### Task inputs

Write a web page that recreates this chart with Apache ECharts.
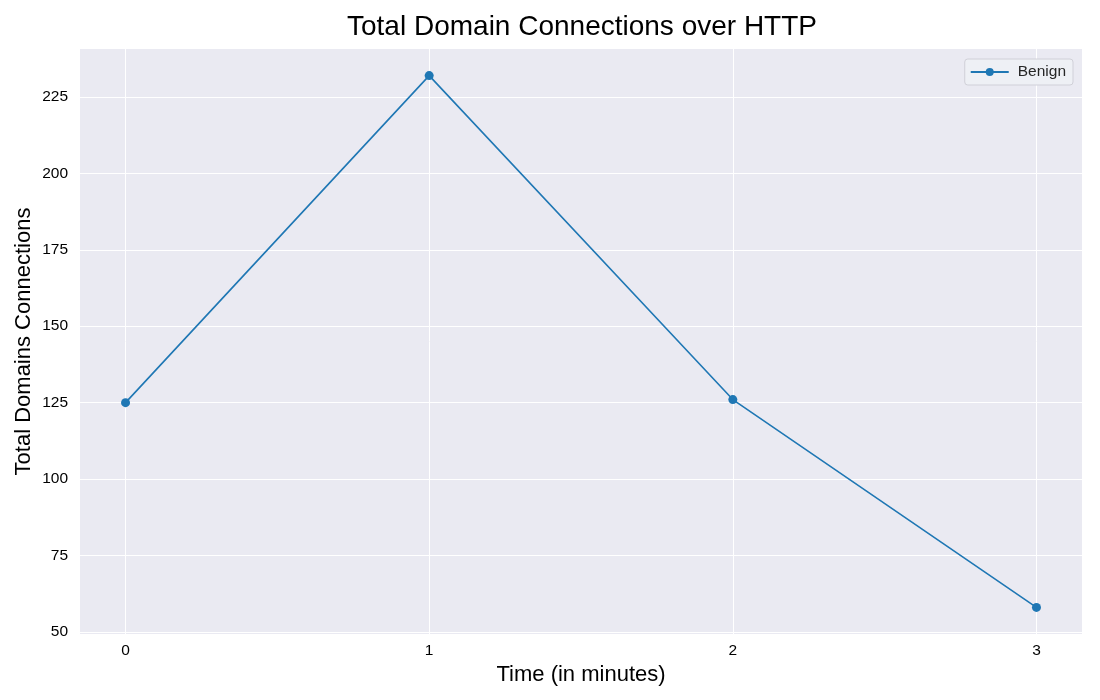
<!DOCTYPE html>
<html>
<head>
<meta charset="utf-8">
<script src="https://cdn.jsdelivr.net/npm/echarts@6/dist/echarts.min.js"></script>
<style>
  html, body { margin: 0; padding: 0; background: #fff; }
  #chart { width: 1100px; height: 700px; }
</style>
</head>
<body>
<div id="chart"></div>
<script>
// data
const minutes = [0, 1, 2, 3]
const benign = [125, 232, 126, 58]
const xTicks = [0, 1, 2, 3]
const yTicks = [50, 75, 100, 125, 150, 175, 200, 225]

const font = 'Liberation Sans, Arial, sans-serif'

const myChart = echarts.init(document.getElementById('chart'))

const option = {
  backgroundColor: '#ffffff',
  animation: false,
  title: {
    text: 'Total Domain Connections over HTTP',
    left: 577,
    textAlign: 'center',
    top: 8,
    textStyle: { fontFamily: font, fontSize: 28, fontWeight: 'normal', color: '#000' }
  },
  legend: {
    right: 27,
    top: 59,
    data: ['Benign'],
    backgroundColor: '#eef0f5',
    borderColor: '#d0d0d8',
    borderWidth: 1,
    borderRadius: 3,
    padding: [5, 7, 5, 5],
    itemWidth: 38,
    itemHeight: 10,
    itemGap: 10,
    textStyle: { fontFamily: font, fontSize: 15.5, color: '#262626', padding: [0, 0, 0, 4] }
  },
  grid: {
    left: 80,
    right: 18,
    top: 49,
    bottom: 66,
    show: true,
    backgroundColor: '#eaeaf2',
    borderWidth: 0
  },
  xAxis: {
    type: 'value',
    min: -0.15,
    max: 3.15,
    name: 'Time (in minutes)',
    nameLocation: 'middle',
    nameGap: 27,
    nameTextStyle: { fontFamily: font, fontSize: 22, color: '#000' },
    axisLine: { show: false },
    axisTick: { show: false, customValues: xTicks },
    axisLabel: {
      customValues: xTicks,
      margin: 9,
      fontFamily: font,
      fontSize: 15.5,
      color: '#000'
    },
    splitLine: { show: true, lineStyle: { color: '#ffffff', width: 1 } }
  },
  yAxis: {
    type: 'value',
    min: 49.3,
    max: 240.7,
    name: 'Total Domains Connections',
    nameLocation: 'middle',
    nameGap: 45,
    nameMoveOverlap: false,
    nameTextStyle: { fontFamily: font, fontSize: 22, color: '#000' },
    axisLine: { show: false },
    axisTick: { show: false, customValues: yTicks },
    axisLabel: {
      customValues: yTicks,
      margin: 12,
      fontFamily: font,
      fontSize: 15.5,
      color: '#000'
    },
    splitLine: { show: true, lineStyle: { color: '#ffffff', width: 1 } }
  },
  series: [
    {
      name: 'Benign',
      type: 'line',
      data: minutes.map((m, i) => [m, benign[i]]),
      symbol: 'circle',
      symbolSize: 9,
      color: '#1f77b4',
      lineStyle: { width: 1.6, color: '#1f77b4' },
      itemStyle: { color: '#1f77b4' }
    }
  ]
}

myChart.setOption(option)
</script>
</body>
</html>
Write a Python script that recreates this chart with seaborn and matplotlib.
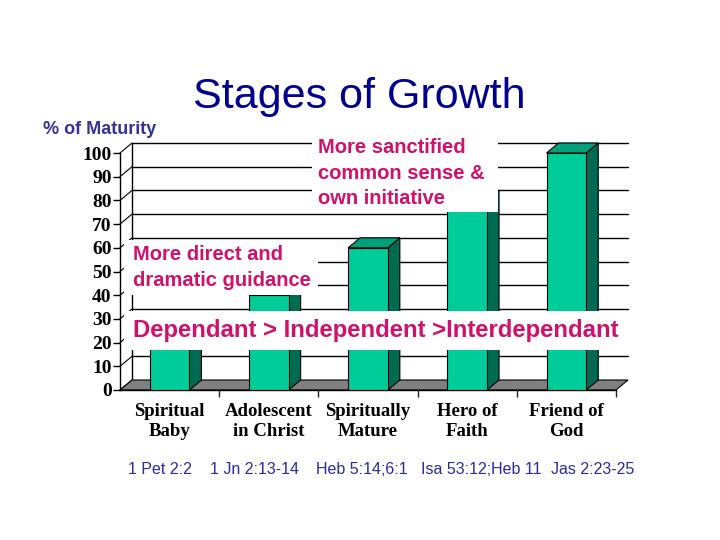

### What is asked
Without the pictures, return the listing above from its first line through the line that has "const myChart = echarts.init(document.getElementById('chart'))".

### Answer to the task
Write a web page that recreates this chart with Apache ECharts.
<!DOCTYPE html>
<html>
<head>
<meta charset="utf-8">
<script src="https://cdn.jsdelivr.net/npm/echarts@6/dist/echarts.min.js"></script>
<style>
  html, body { margin: 0; padding: 0; background: #fff; }
  #chart { width: 1100px; height: 700px; }
</style>
</head>
<body>
<div id="chart"></div>
<script>
// data
const minutes = [0, 1, 2, 3]
const benign = [125, 232, 126, 58]
const xTicks = [0, 1, 2, 3]
const yTicks = [50, 75, 100, 125, 150, 175, 200, 225]

const font = 'Liberation Sans, Arial, sans-serif'

const myChart = echarts.init(document.getElementById('chart'))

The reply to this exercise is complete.